Monday, May. 26, 1958

Comradely Dissension

Communist Dictator Tito, who cannot always be assured these days of being addressed as Comrade in Moscow, last week motored to Vinca, south of Belgrade, to open the Communist world's first atomic reactor outside Russia. The donor: the Soviet Union. Tito was doing his best to show that, allowed to travel his separate road, his goal is still the same as Moscow's.

But Moscow, in its newly toughened attitude towards ideological dissension in the satellites, was dropping hints with the subtlety of a trip hammer that it might cancel a promised $175 million Soviet credit for construction of an aluminum plant in Tito's Montenegro on the ground that Tito was also taking money from the U.S. This led Belgrade's party newspaper Borba to suggest that the Soviet Union "believes that it alone has the right to do business with the U.S.," and that it is now Moscow, not Washington, that puts strings on economic aid.

Looking on from afar, India's Jawaharlal Nehru, who was slow to express indignation about Soviet tanks in Hungary, read in the Yugoslav-Russian quarrel a lesson of Communist "interference in other countries' domestic affairs."

"In the last year or two much has happened in the Communist world," said Nehru. "Sometimes it is called liberalization, sometimes democratization, sometimes 'Let a hundred flowers bloom.' [Now] the flowers have become weeds to be pulled out ..."

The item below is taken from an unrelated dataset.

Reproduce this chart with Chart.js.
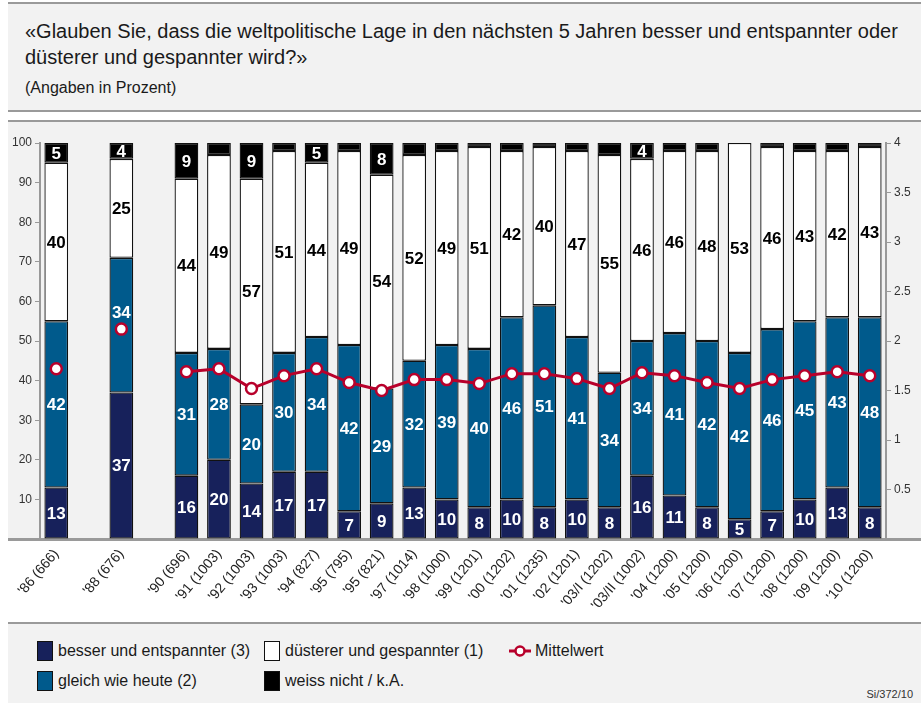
<!DOCTYPE html>
<html>
<head>
<meta charset="utf-8">
<script src="https://cdn.jsdelivr.net/npm/chart.js@4.4.1/dist/chart.umd.min.js"></script>
<style>
  body { margin: 0; background: #fff; font-family: "Liberation Sans", Arial, sans-serif; color: #1a1a1a; }
  #page { position: relative; width: 921px; height: 703px; overflow: hidden; }
  #head { position: absolute; left: 8px; top: 2px; width: 913px; height: 106px; background: #f2f2f2;
          border-top: 2px solid #9a9a9a; border-bottom: 2px solid #9a9a9a; }
  #head h1 { position: absolute; left: 17px; top: 14px; margin: 0; width: 895px;
             font-size: 20px; font-weight: normal; line-height: 26px; }
  #head p { position: absolute; left: 17px; top: 75px; margin: 0; font-size: 16px; line-height: 18px; }
  #plot { position: absolute; left: 8px; top: 120px; width: 913px; height: 416px; background: #f2f2f2;
          border-top: 2px solid #9a9a9a; border-bottom: 3px solid #9a9a9a; }
  #wrap { position: absolute; left: 0; top: 112px; width: 921px; height: 511px; }
  #legend { position: absolute; left: 8px; top: 622px; width: 913px; height: 79px; background: #f2f2f2;
            border-top: 2px solid #9a9a9a; font-size: 16px; }
  .item { position: absolute; height: 20px; line-height: 20px; white-space: nowrap; }
  .sw { display: inline-block; width: 14px; height: 18px; border: 1px solid #111; vertical-align: top; margin-right: 5px; }
  #src { position: absolute; right: 8px; bottom: 3px; font-size: 11px; color: #333; }
</style>
</head>
<body>
<div id="page">
  <div id="head">
    <h1>«Glauben Sie, dass die weltpolitische Lage in den nächsten 5 Jahren besser und entspannter oder düsterer und gespannter wird?»</h1>
    <p>(Angaben in Prozent)</p>
  </div>
  <div id="plot"></div>
  <div id="wrap"><canvas id="chart"></canvas></div>
  <div id="legend">
    <div class="item" style="left:29px;top:17px"><span class="sw" style="background:#17215b"></span>besser und entspannter (3)</div>
    <div class="item" style="left:256px;top:17px"><span class="sw" style="background:#fff"></span>düsterer und gespannter (1)</div>
    <div class="item" style="left:501px;top:17px">
      <svg width="22" height="20" style="vertical-align:top;margin-right:4px"><line x1="0" y1="10" x2="22" y2="10" stroke="#b8002b" stroke-width="3"/><circle cx="11" cy="10" r="4.5" fill="#fff" stroke="#b8002b" stroke-width="2.5"/></svg>Mittelwert</div>
    <div class="item" style="left:29px;top:47px"><span class="sw" style="background:#005a8c"></span>gleich wie heute (2)</div>
    <div class="item" style="left:256px;top:47px"><span class="sw" style="background:#000"></span>weiss nicht / k.A.</div>
    <div id="src">Si/372/10</div>
  </div>
</div>
<script>
var labels = ["'86 (666)", '', "'88 (676)", '', "'90 (696)", "'91 (1003)", "'92 (1003)", "'93 (1003)",
  "'94 (827)", "'95 (795)", "'95 (821)", "'97 (1014)", "'98 (1000)", "'99 (1201)", "'00 (1202)",
  "'01 (1235)", "'02 (1201)", "'03/I (1202)", "'03/II (1002)", "'04 (1200)", "'05 (1200)",
  "'06 (1200)", "'07 (1200)", "'08 (1200)", "'09 (1200)", "'10 (1200)"];

var besser    = [13, null, 37, null, 16, 20, 14, 17, 17, 7, 9, 13, 10, 8, 10, 8, 10, 8, 16, 11, 8, 5, 7, 10, 13, 8];
var gleich    = [42, null, 34, null, 31, 28, 20, 30, 34, 42, 29, 32, 39, 40, 46, 51, 41, 34, 34, 41, 42, 42, 46, 45, 43, 48];
var duesterer = [40, null, 25, null, 44, 49, 57, 51, 44, 49, 54, 52, 49, 51, 42, 40, 47, 55, 46, 46, 48, 53, 46, 43, 42, 43];
var weissNicht = [5, null, 4, null, 9, 3, 9, 2, 5, 2, 8, 3, 2, 1, 2, 1, 2, 3, 4, 2, 2, 0, 1, 2, 2, 1];
var mittelwert = [1.72, null, 2.12, null, 1.69, 1.72, 1.52, 1.65, 1.72, 1.58, 1.50, 1.61, 1.61, 1.57,
  1.67, 1.67, 1.62, 1.52, 1.68, 1.65, 1.58, 1.52, 1.61, 1.65, 1.69, 1.65];

var FONT = '"Liberation Sans", Arial, sans-serif';

// numbers inside the bar segments, moved above the mean point when they would sit under it
var valueLabels = {
  id: 'valueLabels',
  afterDatasetDraw: function(chart, args) {
    var ds = chart.data.datasets[args.index];
    if (ds.type === 'line') return;
    var ctx = chart.ctx;
    var points = chart.getDatasetMeta(0).data;
    ctx.save();
    ctx.font = 'bold 17px ' + FONT;
    ctx.textAlign = 'center';
    ctx.textBaseline = 'middle';
    ctx.fillStyle = ds.textColor;
    args.meta.data.forEach(function(bar, i) {
      var v = ds.data[i];
      if (v == null || v < 4) return;
      var p = bar.getProps(['x', 'y', 'base'], true);
      var y = (p.y + p.base) / 2 + 1;
      var pt = points[i];
      if (pt && !pt.skip && Math.abs(pt.y - y) < 14) y = pt.y - 16;
      ctx.fillText(v, p.x, y);
    });
    ctx.restore();
  }
};

function barSet(label, data, color, textColor) {
  return {
    type: 'bar', label: label, data: data, order: 1, yAxisID: 'y',
    backgroundColor: color, borderColor: '#111', borderWidth: 1.3, borderSkipped: false,
    textColor: textColor
  };
}

document.addEventListener('DOMContentLoaded', function() {
  new Chart(document.getElementById('chart'), {
    data: {
      labels: labels,
      datasets: [
        {
          type: 'line', label: 'Mittelwert', data: mittelwert, order: 0, yAxisID: 'y1',
          borderColor: '#b8002b', borderWidth: 3, spanGaps: false,
          pointRadius: 5.5, pointBorderWidth: 2.5, pointBackgroundColor: '#fff', pointBorderColor: '#b8002b'
        },
        barSet('besser und entspannter (3)', besser, '#17215b', '#fff'),
        barSet('gleich wie heute (2)', gleich, '#005a8c', '#fff'),
        barSet('düsterer und gespannter (1)', duesterer, '#fff', '#000'),
        barSet('weiss nicht / k.A.', weissNicht, '#000', '#fff')
      ]
    },
    options: {
      responsive: true,
      maintainAspectRatio: false,
      animation: false,
      layout: { padding: { top: 31, left: 0, right: 0, bottom: 0 } },
      datasets: { bar: { barPercentage: 0.73, categoryPercentage: 1 } },
      plugins: { legend: { display: false }, tooltip: { enabled: false } },
      scales: {
        x: {
          stacked: true,
          offset: true,
          grid: { display: false, drawTicks: false },
          border: { display: false },
          ticks: {
            autoSkip: false, maxRotation: 50, minRotation: 50, padding: 7,
            color: '#222', font: { family: FONT, size: 14 }
          },
          afterFit: function(s) { s.height = 84; }
        },
        y: {
          stacked: true, position: 'left', min: 0, max: 100,
          grid: { drawOnChartArea: false, tickLength: 5, color: '#999' },
          border: { color: '#999', width: 2 },
          ticks: {
            stepSize: 10, padding: 3, color: '#333', font: { family: FONT, size: 12 },
            callback: function(v) { return v === 0 ? '' : String(v); }
          },
          afterFit: function(s) { s.width = 40; }
        },
        y1: {
          position: 'right', min: 0, max: 4,
          grid: { drawOnChartArea: false, tickLength: 5, color: '#999' },
          border: { color: '#999', width: 2 },
          ticks: {
            stepSize: 0.5, padding: 3, color: '#333', font: { family: FONT, size: 12 },
            callback: function(v) { return v === 0 ? '' : String(v); }
          },
          afterFit: function(s) { s.width = 35; }
        }
      }
    },
    plugins: [valueLabels]
  });
});
</script>
</body>
</html>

Increasingly concerned with Communist gains in his own country, Nehru is readier than he once was to discuss the defects of Communism. On another occasion last week he pointed out that Marxism had got its historical prophecy wrong, failing to foretell the prosperity of America. Sometimes it seems as if Neutralist Nehru, who likes to balance off two great world forces, has lately concluded that the U.S. has now become the underdog that needs a little defending.